Editorial: Hipótese de Carnaval
Todo ano, às vésperas do Carnaval, o Ministério da Saúde veicula campanha de prevenção contra a Aids. Não há dúvida de que informação é fundamental no combate a essa e outras moléstias infectocontagiosas. Tampouco se contesta que, por ser uma ocasião em que o imaginário da população fica ligado ao sexo, o momento parece privilegiado para abordar a doença.
As propagandas, porém, têm como pressuposto a tese de que, durante o os dias de Carnaval, multiplicam-se as relações sexuais desprotegidas e, consequentemente, as infecções pelo vírus HIV. Trata-se de ideia intuitiva e racionalmente verossímil, mas isso não basta para torná-la verdadeira.
Um interessante estudo de 2010 conduzido pelo pessoal do Setor de Doenças Sexualmente Transmissíveis da Universidade Federal Fluminense sugere que o vínculo pode ser um mito.
Testar diretamente a Aids é bastante difícil, sendo o HIV um vírus lento.

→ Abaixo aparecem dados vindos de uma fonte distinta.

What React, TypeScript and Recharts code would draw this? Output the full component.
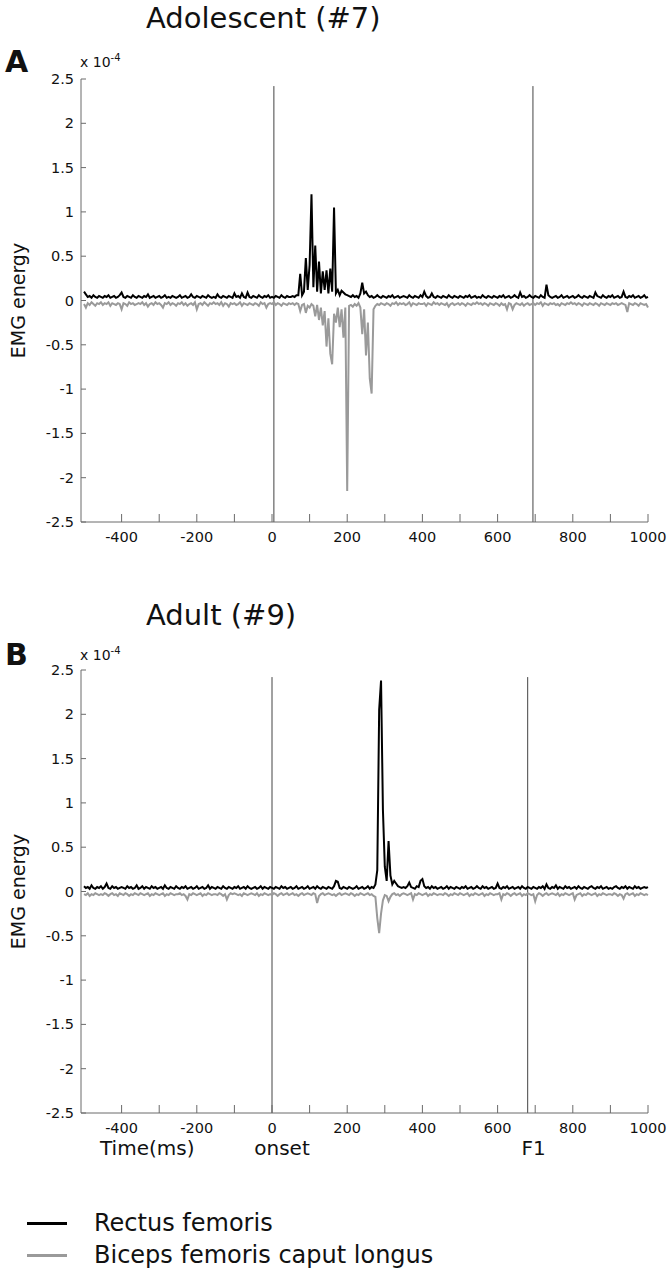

O intervalo de tempo entre a infecção e a manifestação da doença pode chegar a décadas.
Outros patógenos, porém, que também são transmitidos em relações sexuais sem preservativos, mostram maior disciplina em seu período de incubação. Foi esse o atalho que tomaram Mauro Romero Leal Passos e seus colaboradores.
Analisando 2.646 prontuários com diagnóstico de gonorreia, sífilis e tricomoníase de pacientes que procuraram o setor de DSTs da Universidade Federal Fluminense entre 1993 e 2005, constaram que não houve aumento de incidência dessas moléstias após o Carnaval, como seria de esperar se a festa de fato promovesse a multiplicação das doenças venéreas.
Na realidade, as três enfermidades estudadas apresentaram picos em épocas incompatíveis com o período da folia.
Dadas as limitações do trabalho, contudo, não se pode concluir que o laço Carnaval-Aids seja mera fantasia. Ainda assim, ele indica que essa hipótese deveria ser investigada com seriedade por meio de pesquisas mais abrangentes.
Se é verdade que não há relação causal significativa entre o Carnaval e novas infecções pelo HIV, o governo deveria repensar não apenas seu calendário de inserções publicitárias como também o conteúdo dos anúncios veiculados.
Deve considerar se não é o caso de tornar as campanhas mais bem distribuídas ao longo do ano, com mensagens focadas nos grupos que estão sob maior risco –uma tendência que, aliás, já vem adotando. O Ministério da Saúde, afinal, deveria se valer de dados empíricos para basear suas decisões.